Creates or mixes fragments that are needed in multiple Rosetta protocols. Mutliple ways of creating fragments are possible through different protocols.

Note

Currently, solely the loop_fragment protocol is implemented.

Caution

In order to create fragments with the loop_fragment protocol, the loop_fragments plugin needs to be set in the Pipeline.

Parameters:
  • protocol (str) – Fragment creation protocol to be used.
  • script (Union[str, Path, None]) – Rosetta script to pick fragments.
Raises:
NodeDataError:On check. If the required fields to be executed are not there.
NodeDataError:On execution. If the Case contains anything other than one defined connectivity.
NodeMissingError:
 On exection. If required variable inputs are not there.

Sequence Design

class funfoldes(tag, nstruct=2000, design_nstruct=10, natbias=2.5, profile=False, layer_design=True)

Run Rosettas FunFolDes protocol to generate designs.

Caution

Due to the FastDesignMover, this funfoldes may take a lot of time. If possible, please use the slurm.use configuration. In case this is not possible, you may reduce the number of decoys to be generated via the nstruct parameter option.

Parameters:
  • nstruct (Optional[int]) – Number of decoys to be generated during assembly stage (default: 2000).
  • nstruct_design – Number of decoys to be generated during design stage (default: 10).
  • natbias (Optional[float]) – Score function bias towards per secondary structure types (default: 2.5).
  • profile (Optional[bool]) – Use a sequence profile derived from structure fragments for design (default: False).
  • layer_design (Optional[bool]) – If funfoldes should a layer design approach (default: True).
Raises:
NodeDataError:On check. If the required fields to be executed are not there.
NodeMissingError:
 On exection. If required variable inputs are not there.
class hybridize(tag, nstruct=2000, natbias=2.5, layer_design=True)

Run Rosettas hybridize protocol to generate designs.

Caution

Due to the FastDesignMover, this funfoldes may take a lot of time. If possible, please use the slurm.use configuration. In case this is not possible, you may reduce the number of decoys to be generated via the nstruct parameter option.

Parameters:
  • nstruct (Optional[int]) – Number of decoys to be generated (default: 2000).
  • natbias (Optional[float]) – Score function bias towards per secondary structure types (default: 2.5).
  • layer_design (Optional[bool]) – If funfoldes should a layer design approach (default: True).
Raises:
NodeDataError:On check. If the required fields to be executed are not there.
NodeMissingError:
 On exection. If required variable inputs are not there.

Analytics

class statistics(tag, source, stage, analysis, metric=None, **kwargs)
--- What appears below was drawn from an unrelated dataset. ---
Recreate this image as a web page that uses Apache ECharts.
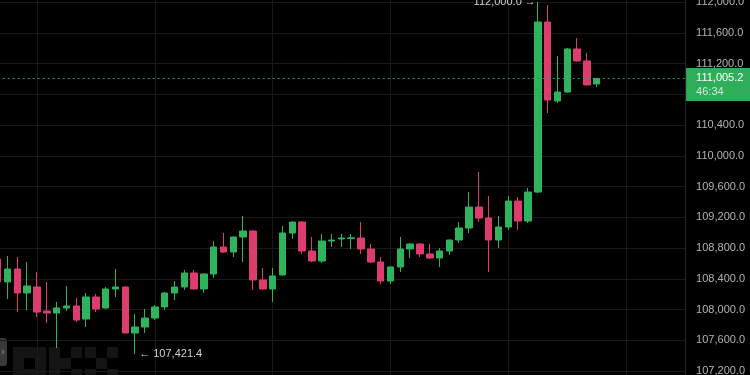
<!DOCTYPE html>
<html>
<head>
<meta charset="utf-8">
<script src="https://cdn.jsdelivr.net/npm/echarts@6/dist/echarts.min.js"></script>
<style>
html,body{margin:0;padding:0;background:#000;}
#chart{width:750px;height:375px;}
</style>
</head>
<body>
<div id="chart"></div>
<script>
// ---- data (hourly candles, BTC/USDT style) ----
const openVals  = [108657,108358,108527,108215,108293,107980,107954,108020,108046,107876,108163,108020,108267,108293,107694,107772,107889,108033,108215,108293,108475,108267,108462,108813,108748,108943,109021,108384,108267,108449,108995,109138,108761,108631,108891,108917,108925,108930,108787,108618,108371,108553,108787,108852,108722,108670,108761,108904,109060,109333,109190,108904,109073,109411,109151,109528,111740,110712,110829,111389,111233,110934];
const closeVals = [108358,108527,108215,108306,107967,107954,108020,108046,107863,108163,108007,108267,108293,107694,107772,107889,108033,108215,108293,108475,108267,108462,108813,108748,108943,109021,108384,108267,108436,108995,109138,108761,108631,108891,108904,108930,108932,108787,108618,108371,108553,108787,108852,108722,108670,108761,108904,109060,109333,109190,108904,109073,109411,109151,109528,111740,110725,110829,111389,111233,110921,111005.2];
const lowVals   = [108332,108137,107967,107993,107902,107824,107499,107980,107837,107772,107967,108007,108163,107690,107421.4,107694,107863,107993,108124,108254,108260,108215,108410,108735,108683,108618,108254,108254,108098,108440,108917,108722,108618,108605,108813,108813,108787,108722,108605,108332,108332,108488,108670,108683,108657,108553,108709,108865,108995,109138,108488,108800,109034,109034,109125,109515,110556,110686,110820,111225,110915,110894];
const highVals  = [108683,108696,108683,108618,108488,108358,108098,108306,108150,108215,108202,108293,108527,108300,107941,108007,108059,108228,108371,108514,108514,108470,108891,108995,108950,109216,109028,108540,108540,109086,109145,109145,108943,108982,108982,108982,108982,109138,108852,108683,108560,108943,108865,108865,108852,108800,108910,109138,109528,109789,109476,109216,109476,109463,109580,112000,111961,111298,111402,111532,111337,111010];
const futureSlots = 9;           // empty slots to the right of the last candle
const countdown = '46:34';
const yTicksMin = 106800, yTicksMax = 112400, yTickStep = 400;

// categories (one per hourly slot)
const categories = [];
for (let i = 0; i < openVals.length + futureSlots; i++) categories.push(String(i));

const candleData = categories.map((c, i) =>
  i < openVals.length ? [openVals[i], closeVals[i], lowVals[i], highVals[i]] : '-'
);
const lastClose = closeVals[closeVals.length - 1];

const UP = '#2fb35c', DOWN = '#dd3d6d';
const fmt = v => Number(v).toLocaleString('en-US', {minimumFractionDigits: 1, maximumFractionDigits: 1});

// OKX style watermark blocks (decoration)
const U = 11, LX = 13, LY = 347;
const letters = [
  [[0,0],[1,0],[2,0],[0,1],[2,1],[0,2],[1,2],[2,2]],      // O
  [[0,0],[0,1],[0,2],[1,1],[2,0],[2,2]],                  // K
  [[0,0],[2,0],[1,1],[0,2],[2,2]]                         // X
];
const logo = [];
letters.forEach((cells, li) => cells.forEach(([cx, cy]) => logo.push({
  type: 'rect', silent: true,
  shape: {x: LX + li * (3 * U + 3) + cx * U, y: LY + cy * U, width: U, height: U},
  style: {fill: '#141414'}, z: -1
})));

const chart = echarts.init(document.getElementById('chart'));
chart.setOption({
  animation: false,
  backgroundColor: '#000',
  grid: {left: -2.3, right: 64.9, top: -28.75, bottom: -26.75, outerBoundsMode: 'none', containLabel: false},
  xAxis: {
    type: 'category',
    data: categories,
    boundaryGap: false,
    axisLine: {show: false},
    axisTick: {show: false},
    axisLabel: {show: false},
    splitLine: {
      show: true,
      interval: (idx) => (idx - 4) % 12 === 0,
      lineStyle: {color: '#1a1a1a', width: 1}
    }
  },
  yAxis: {
    type: 'value',
    position: 'right',
    min: yTicksMin, max: yTicksMax, interval: yTickStep,
    axisLine: {show: true, lineStyle: {color: '#262626'}},
    axisTick: {show: false},
    axisLabel: {
      color: '#b3b3b3', fontSize: 11, margin: 11,
      fontFamily: 'Liberation Sans, Arial, sans-serif',
      formatter: v => fmt(v)
    },
    splitLine: {lineStyle: {color: '#1a1a1a', width: 1}}
  },
  graphic: [
    ...logo,
    {type: 'rect', silent: true, shape: {x: -4, y: 338, width: 11, height: 28, r: 3}, style: {fill: '#3a3a3a'}},
    {type: 'text', silent: true, x: 1, y: 347, style: {text: '›', fill: '#9a9a9a', fontSize: 10, fontFamily: 'DejaVu Sans'}}
  ],
  series: [{
    type: 'candlestick',
    data: candleData,
    barWidth: 7,
    itemStyle: {color: UP, color0: DOWN, borderColor: UP, borderColor0: DOWN, borderWidth: 1},
    markPoint: {
      symbol: 'circle', symbolSize: 0,
      label: {color: '#d0d0d0', fontSize: 11, fontFamily: 'Liberation Sans, Arial, sans-serif'},
      data: [
        {type: 'max', valueDim: 'highest',
         label: {show: true, position: 'left', distance: 2, formatter: p => fmt(p.value) + ' →'}},
        {type: 'min', valueDim: 'lowest',
         label: {show: true, position: 'right', distance: 4, formatter: p => '← ' + fmt(p.value)}}
      ]
    },
    markLine: {
      silent: true,
      symbol: ['none', 'none'],
      lineStyle: {color: '#2f9e58', type: [2, 3], width: 1},
      label: {
        show: true, position: 'end', distance: 1, offset: [0, 6],
        backgroundColor: '#2eae5a', padding: [3, 12, 2, 10],
        formatter: p => '{a|' + fmt(p.value) + '}\n{b|' + countdown + '}',
        rich: {
          a: {color: '#ffffff', fontSize: 11, lineHeight: 14, fontFamily: 'Liberation Sans, Arial, sans-serif'},
          b: {color: '#cdeed8', fontSize: 11, lineHeight: 14, fontFamily: 'Liberation Sans, Arial, sans-serif'}
        }
      },
      data: [{yAxis: lastClose}]
    }
  }]
});
</script>
</body>
</html>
Various statistics on the sequence and structure level are computed depending on available scripts.

Note

Depends on the statistic.molprobity configuration option. Depends on the statistic.tmalign configuration option. Depends on the statistic.trrosetta_repo configuration option. Depends on the statistic.trrosetta_wts configuration option. Depends on the statistic.trrosetta_env configuration option.

Caution

In order to execute this Node, we highly recommend to install trRosetta with all dependencies. The external conda environment can be specified in the statistic.trrosetta_env configuration option.

To Developers

Due to its use in multiple Node, functions to deal with this Node are mostly located in the respective module file and external scripts are locate in this Node directory.

Parameters:
  • loop_range – Expected loop length is calculated from the euclidian distance between two secondary structures. This attribute adds a window of loop_range residues under and over the calculated length.
  • source (str) – Plugin designs come from, e.g. funfoldes.
  • stage (str) – The type of design, e.g. folded or designed.
  • analysis (str) – Geometric or quality assessment.
  • metric (Optional[str]) – Type of geometric or quality assessment.
Raises:
NodeDataError:On check. If the required fields to be executed are not there.